I hope it was unpleasantness in the same vein as it was unpleasant to read about the people who died in Atlas Shrugged. :worry:

It was certainly an unpleasant experience, but It was only after accepting Objectivism that I fully regained and in fact grew in self-esteem and love of life. That story is the end of my old destructive philosophy of christian altruism which had taught me my whole life that I was a sinful bastard and the only way I could live a good life was through Self-denial and sacrifice. That nasty breakup is a result of all of that brainwashing religion gave me when I was an impressionable kid.

I wouldn't want to do it again, but I realize how essential it was to my growth. I felt like Cherryl Taggart, only I had somewhere to turn to, rather than a gun in my mouth. Hence, I wished to share it, as a guide the creator of this thread as to how I was able to get over my ex, and the steps I took, didn't take, and should have taken.

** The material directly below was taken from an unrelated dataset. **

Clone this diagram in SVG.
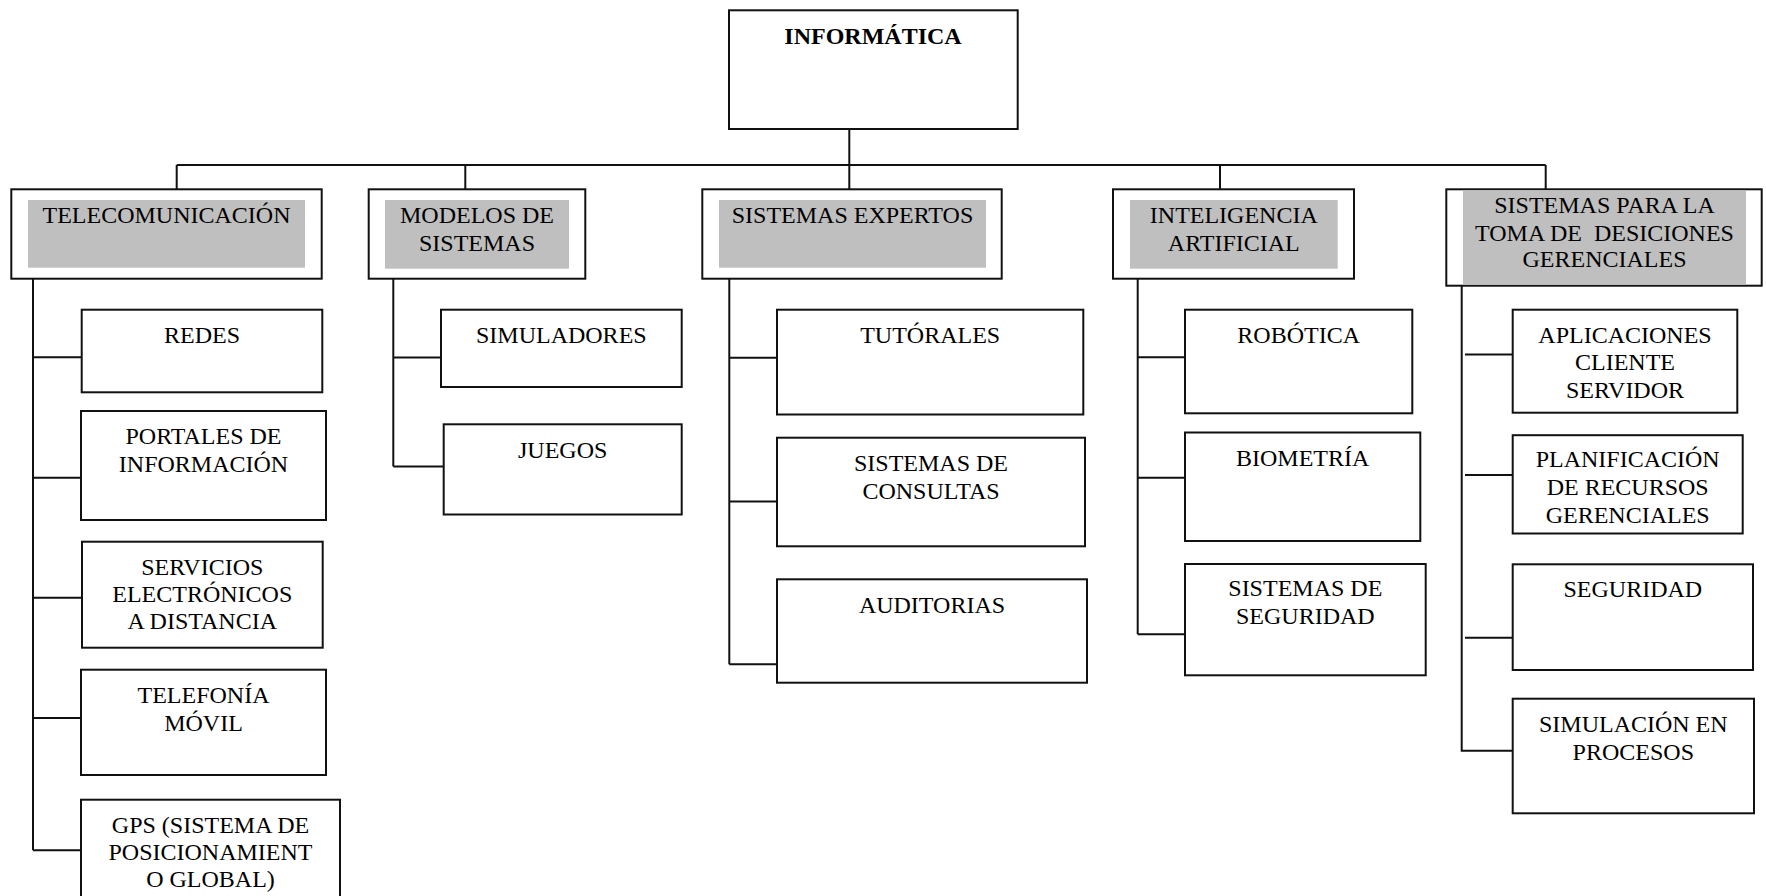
<svg xmlns="http://www.w3.org/2000/svg" width="1766" height="896" viewBox="0 0 1766 896">
<style>
.bx{fill:#ffffff;stroke:#111;stroke-width:2}
.gr{fill:#bfbfbf;stroke:none}
.ln{fill:none;stroke:#111;stroke-width:2}
text{font-family:"Liberation Serif","Times New Roman",serif;font-size:24px;fill:#000;text-anchor:middle}
.b{font-weight:bold}
</style>
<rect width="1766" height="896" fill="#ffffff"/>
<g id="connectors">
<path class="ln" d="M849.3,129 V189.3 M176.7,165 H1545.7 M176.7,165 V189.3 M465.3,165 V189.3 M1220,165 V189.3 M1545.7,165 V189.3"/>
<path class="ln" d="M33,278.7 V850.3 M33,357.3 H81.7 M33,477.7 H81 M33,597.7 H82 M33,718 H81 M33,850.3 H81"/>
<path class="ln" d="M393.3,278.7 V466.5 M393.3,357.5 H441 M393.3,466.5 H443.7"/>
<path class="ln" d="M729.3,278.7 V664.3 M729.3,357.7 H777 M729.3,501.5 H777 M729.3,664.3 H777"/>
<path class="ln" d="M1137.7,278.7 V634.3 M1137.7,357.3 H1185 M1137.7,477.7 H1185 M1137.7,634.3 H1185"/>
<path class="ln" d="M1461.7,285.7 V750.7 H1512.7 M1465,354.5 H1512.7 M1465,475 H1512.7 M1465,637.7 H1512.7"/>
</g>
<g id="informatica">
<rect class="bx" x="729" y="10.3" width="288.7" height="118.7"/>
<text class="b" x="873" y="44">INFORMÁTICA</text>
</g>
<g id="telecomunicacion">
<rect class="bx" x="11.3" y="189.3" width="310.4" height="89.4"/>
<rect class="gr" x="28" y="200" width="277" height="67.7"/>
<text x="166.5" y="222.7">TELECOMUNICACIÓN</text>
</g>
<g id="modelos">
<rect class="bx" x="368.7" y="189.3" width="216.6" height="89.4"/>
<rect class="gr" x="385" y="200" width="184" height="68.7"/>
<text x="477" y="222.7">MODELOS DE</text>
<text x="477" y="250.7">SISTEMAS</text>
</g>
<g id="expertos">
<rect class="bx" x="702.3" y="189.3" width="299.4" height="89.4"/>
<rect class="gr" x="719" y="200" width="267" height="67.7"/>
<text x="852.5" y="222.7">SISTEMAS EXPERTOS</text>
</g>
<g id="inteligencia">
<rect class="bx" x="1113" y="189.3" width="241" height="89.4"/>
<rect class="gr" x="1130" y="200" width="207.7" height="68.7"/>
<text x="1233.8" y="222.7">INTELIGENCIA</text>
<text x="1233.8" y="251">ARTIFICIAL</text>
</g>
<g id="gerenciales">
<rect class="bx" x="1446.3" y="189.3" width="315.4" height="96.4"/>
<rect class="gr" x="1463" y="190.7" width="283" height="93.8"/>
<text x="1604.5" y="213.3">SISTEMAS PARA LA</text>
<text x="1604.5" y="240.7" xml:space="preserve">TOMA DE  DESICIONES</text>
<text x="1604.5" y="267.3">GERENCIALES</text>
</g>
<g id="redes">
<rect class="bx" x="81.7" y="309.7" width="240.6" height="82.6"/>
<text x="202" y="343.3">REDES</text>
</g>
<g id="portales">
<rect class="bx" x="81" y="411" width="245" height="109"/>
<text x="203.5" y="444">PORTALES DE</text>
<text x="203.5" y="471.7">INFORMACIÓN</text>
</g>
<g id="servicios">
<rect class="bx" x="82" y="541.7" width="240.7" height="106"/>
<text x="202.3" y="575">SERVICIOS</text>
<text x="202.3" y="601.7">ELECTRÓNICOS</text>
<text x="202.3" y="629">A DISTANCIA</text>
</g>
<g id="telefonia">
<rect class="bx" x="81" y="669.7" width="245" height="105.3"/>
<text x="203.5" y="703.3">TELEFONÍA</text>
<text x="203.5" y="730.7">MÓVIL</text>
</g>
<g id="gps">
<rect class="bx" x="81" y="799.7" width="259" height="112"/>
<text x="210.5" y="833.3">GPS (SISTEMA DE</text>
<text x="210.5" y="860">POSICIONAMIENT</text>
<text x="210.5" y="887.3">O GLOBAL)</text>
</g>
<g id="simuladores">
<rect class="bx" x="441" y="309.7" width="240.7" height="77.3"/>
<text x="561.3" y="343.3">SIMULADORES</text>
</g>
<g id="juegos">
<rect class="bx" x="443.7" y="424.3" width="238" height="90.2"/>
<text x="562.7" y="458.3">JUEGOS</text>
</g>
<g id="tutorales">
<rect class="bx" x="777" y="309.7" width="306.3" height="104.8"/>
<text x="930.2" y="342.7">TUTÓRALES</text>
</g>
<g id="consultas">
<rect class="bx" x="777" y="437.7" width="308" height="108.6"/>
<text x="931" y="471">SISTEMAS DE</text>
<text x="931" y="498.7">CONSULTAS</text>
</g>
<g id="auditorias">
<rect class="bx" x="777" y="579.3" width="310" height="103.4"/>
<text x="932" y="612.8">AUDITORIAS</text>
</g>
<g id="robotica">
<rect class="bx" x="1185" y="309.7" width="227.3" height="103.6"/>
<text x="1298.7" y="343.3">ROBÓTICA</text>
</g>
<g id="biometria">
<rect class="bx" x="1185" y="432.5" width="235.3" height="108.5"/>
<text x="1302.7" y="465.7">BIOMETRÍA</text>
</g>
<g id="seguridad-sistemas">
<rect class="bx" x="1185" y="564" width="240.7" height="111.3"/>
<text x="1305.3" y="596">SISTEMAS DE</text>
<text x="1305.3" y="624.3">SEGURIDAD</text>
</g>
<g id="aplicaciones">
<rect class="bx" x="1512.7" y="309.7" width="224.6" height="103"/>
<text x="1625" y="342.5">APLICACIONES</text>
<text x="1625" y="370">CLIENTE</text>
<text x="1625" y="397.7">SERVIDOR</text>
</g>
<g id="planificacion">
<rect class="bx" x="1512.7" y="435.2" width="230" height="98.3"/>
<text x="1627.7" y="467.3">PLANIFICACIÓN</text>
<text x="1627.7" y="495">DE RECURSOS</text>
<text x="1627.7" y="522.7">GERENCIALES</text>
</g>
<g id="seguridad">
<rect class="bx" x="1512.7" y="564.3" width="240.3" height="105.7"/>
<text x="1632.8" y="596.7">SEGURIDAD</text>
</g>
<g id="simulacion">
<rect class="bx" x="1512.7" y="698.7" width="241.3" height="114.6"/>
<text x="1633.3" y="731.7">SIMULACIÓN EN</text>
<text x="1633.3" y="760">PROCESOS</text>
</g>
</svg>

I don't have to read PHILOSOPHY: WHO NEEDS IT to understand how vital it is to lead a happy life. But I still want too :huh:

And actually, my "Tortured One" moniker goes back to my freshman "knob" year at my college, when life was a series of formations, drill, PT, and angry squad sargeants. I kept it as a reference to Atlas Shrugged, when they tortured John Galt in trying to get him to accept the job as economic dictator of the U.S.